-------- DATA SECTION --------

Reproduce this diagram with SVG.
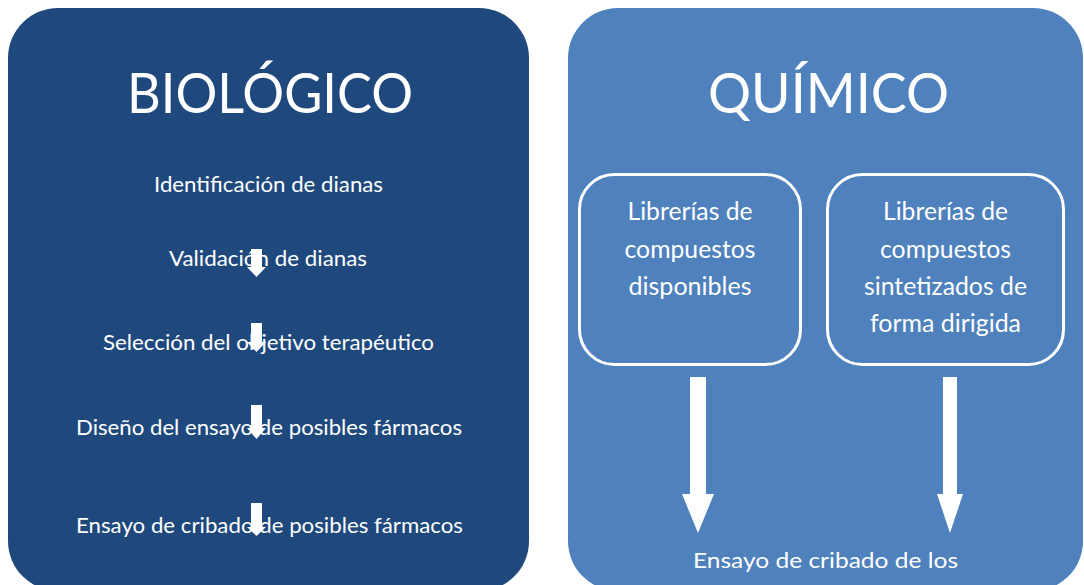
<svg xmlns="http://www.w3.org/2000/svg" width="1084" height="585" viewBox="0 0 1084 585">
<style>
  .t { font-family: Lato, "Liberation Sans", sans-serif; fill: #ffffff; text-anchor: middle; }
  .title { font-size: 56px; }
  .list { font-size: 22px; }
  .box { font-size: 24.5px; }
  .inner { fill: none; stroke: #ffffff; stroke-width: 3; }
  .arrow { fill: #ffffff; stroke: none; }
</style>
<rect x="0" y="0" width="1084" height="585" fill="#ffffff"/>
<g id="panel-biologico">
  <rect x="8" y="8" width="521" height="583" rx="50" ry="50" fill="#1F497D"/>
  <text class="t title" x="270" y="113" textLength="286" lengthAdjust="spacingAndGlyphs">BIOLÓGICO</text>
</g>
<g id="step-identificacion"><text class="t list" x="268.5" y="192" textLength="229" lengthAdjust="spacingAndGlyphs">Identificación de dianas</text></g>
<g id="step-validacion"><text class="t list" x="268" y="266" textLength="198" lengthAdjust="spacingAndGlyphs">Validación de dianas</text></g>
<g id="step-seleccion"><text class="t list" x="268.5" y="350" textLength="331" lengthAdjust="spacingAndGlyphs">Selección del objetivo terapéutico</text></g>
<g id="step-diseno"><text class="t list" x="269" y="435" textLength="386" lengthAdjust="spacingAndGlyphs">Diseño del ensayo de posibles fármacos</text></g>
<g id="step-ensayo"><text class="t list" x="269.5" y="533" textLength="387" lengthAdjust="spacingAndGlyphs">Ensayo de cribado de posibles fármacos</text></g>

<g id="panel-quimico">
  <rect x="568" y="8" width="515" height="583" rx="50" ry="50" fill="#4F81BD"/>
  <text class="t title" x="828.5" y="113" textLength="241" lengthAdjust="spacingAndGlyphs">QUÍMICO</text>
</g>
<g id="box-disponibles">
  <rect class="inner" x="579.5" y="174.5" width="221" height="190" rx="35" ry="35"/>
  <text class="t box" x="690" y="220" textLength="125" lengthAdjust="spacingAndGlyphs">Librerías de</text>
  <text class="t box" x="690" y="258" textLength="131" lengthAdjust="spacingAndGlyphs">compuestos</text>
  <text class="t box" x="690" y="295" textLength="123" lengthAdjust="spacingAndGlyphs">disponibles</text>
</g>
<g id="box-sintetizados">
  <rect class="inner" x="827.5" y="174.5" width="236" height="190" rx="35" ry="35"/>
  <text class="t box" x="945.5" y="220" textLength="125" lengthAdjust="spacingAndGlyphs">Librerías de</text>
  <text class="t box" x="945.5" y="258" textLength="131" lengthAdjust="spacingAndGlyphs">compuestos</text>
  <text class="t box" x="945.5" y="295" textLength="163" lengthAdjust="spacingAndGlyphs">sintetizados de</text>
  <text class="t box" x="945.5" y="332" textLength="151" lengthAdjust="spacingAndGlyphs">forma dirigida</text>
</g>
<g id="cribado-quimico"><text class="t list" x="825.5" y="568" textLength="265" lengthAdjust="spacingAndGlyphs">Ensayo de cribado de los</text></g>

<g id="connectors">
  <polygon class="arrow" points="251,249 262,249 262,267 266,267 256.5,277 247,267 251,267"/>
  <polygon class="arrow" points="251,323 262,323 262,342 266,342 256.5,352 247,342 251,342"/>
  <polygon class="arrow" points="251,405 262,405 262,428 266,428 256.5,439 247,428 251,428"/>
  <polygon class="arrow" points="251,503 262,503 262,527 266,527 256.5,536 247,527 251,527"/>
  <polygon class="arrow" points="690,377 706,377 706,494 714,494 698,533 682,494 690,494"/>
  <polygon class="arrow" points="943,377 957,377 957,494 963,494 950,533 937,494 943,494"/>
</g>
</svg>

--------

#### [EXERCISE DETAILS]
Write out the full set of lines verbatim, without the pictures.

#### [ANSWER IN FULL]
Reproduce this diagram with SVG.
<svg xmlns="http://www.w3.org/2000/svg" width="1084" height="585" viewBox="0 0 1084 585">
<style>
  .t { font-family: Lato, "Liberation Sans", sans-serif; fill: #ffffff; text-anchor: middle; }
  .title { font-size: 56px; }
  .list { font-size: 22px; }
  .box { font-size: 24.5px; }
  .inner { fill: none; stroke: #ffffff; stroke-width: 3; }
  .arrow { fill: #ffffff; stroke: none; }
</style>
<rect x="0" y="0" width="1084" height="585" fill="#ffffff"/>
<g id="panel-biologico">
  <rect x="8" y="8" width="521" height="583" rx="50" ry="50" fill="#1F497D"/>
  <text class="t title" x="270" y="113" textLength="286" lengthAdjust="spacingAndGlyphs">BIOLÓGICO</text>
</g>
<g id="step-identificacion"><text class="t list" x="268.5" y="192" textLength="229" lengthAdjust="spacingAndGlyphs">Identificación de dianas</text></g>
<g id="step-validacion"><text class="t list" x="268" y="266" textLength="198" lengthAdjust="spacingAndGlyphs">Validación de dianas</text></g>
<g id="step-seleccion"><text class="t list" x="268.5" y="350" textLength="331" lengthAdjust="spacingAndGlyphs">Selección del objetivo terapéutico</text></g>
<g id="step-diseno"><text class="t list" x="269" y="435" textLength="386" lengthAdjust="spacingAndGlyphs">Diseño del ensayo de posibles fármacos</text></g>
<g id="step-ensayo"><text class="t list" x="269.5" y="533" textLength="387" lengthAdjust="spacingAndGlyphs">Ensayo de cribado de posibles fármacos</text></g>

<g id="panel-quimico">
  <rect x="568" y="8" width="515" height="583" rx="50" ry="50" fill="#4F81BD"/>
  <text class="t title" x="828.5" y="113" textLength="241" lengthAdjust="spacingAndGlyphs">QUÍMICO</text>
</g>
<g id="box-disponibles">
  <rect class="inner" x="579.5" y="174.5" width="221" height="190" rx="35" ry="35"/>
  <text class="t box" x="690" y="220" textLength="125" lengthAdjust="spacingAndGlyphs">Librerías de</text>
  <text class="t box" x="690" y="258" textLength="131" lengthAdjust="spacingAndGlyphs">compuestos</text>
  <text class="t box" x="690" y="295" textLength="123" lengthAdjust="spacingAndGlyphs">disponibles</text>
</g>
<g id="box-sintetizados">
  <rect class="inner" x="827.5" y="174.5" width="236" height="190" rx="35" ry="35"/>
  <text class="t box" x="945.5" y="220" textLength="125" lengthAdjust="spacingAndGlyphs">Librerías de</text>
  <text class="t box" x="945.5" y="258" textLength="131" lengthAdjust="spacingAndGlyphs">compuestos</text>
  <text class="t box" x="945.5" y="295" textLength="163" lengthAdjust="spacingAndGlyphs">sintetizados de</text>
  <text class="t box" x="945.5" y="332" textLength="151" lengthAdjust="spacingAndGlyphs">forma dirigida</text>
</g>
<g id="cribado-quimico"><text class="t list" x="825.5" y="568" textLength="265" lengthAdjust="spacingAndGlyphs">Ensayo de cribado de los</text></g>

<g id="connectors">
  <polygon class="arrow" points="251,249 262,249 262,267 266,267 256.5,277 247,267 251,267"/>
  <polygon class="arrow" points="251,323 262,323 262,342 266,342 256.5,352 247,342 251,342"/>
  <polygon class="arrow" points="251,405 262,405 262,428 266,428 256.5,439 247,428 251,428"/>
  <polygon class="arrow" points="251,503 262,503 262,527 266,527 256.5,536 247,527 251,527"/>
  <polygon class="arrow" points="690,377 706,377 706,494 714,494 698,533 682,494 690,494"/>
  <polygon class="arrow" points="943,377 957,377 957,494 963,494 950,533 937,494 943,494"/>
</g>
</svg>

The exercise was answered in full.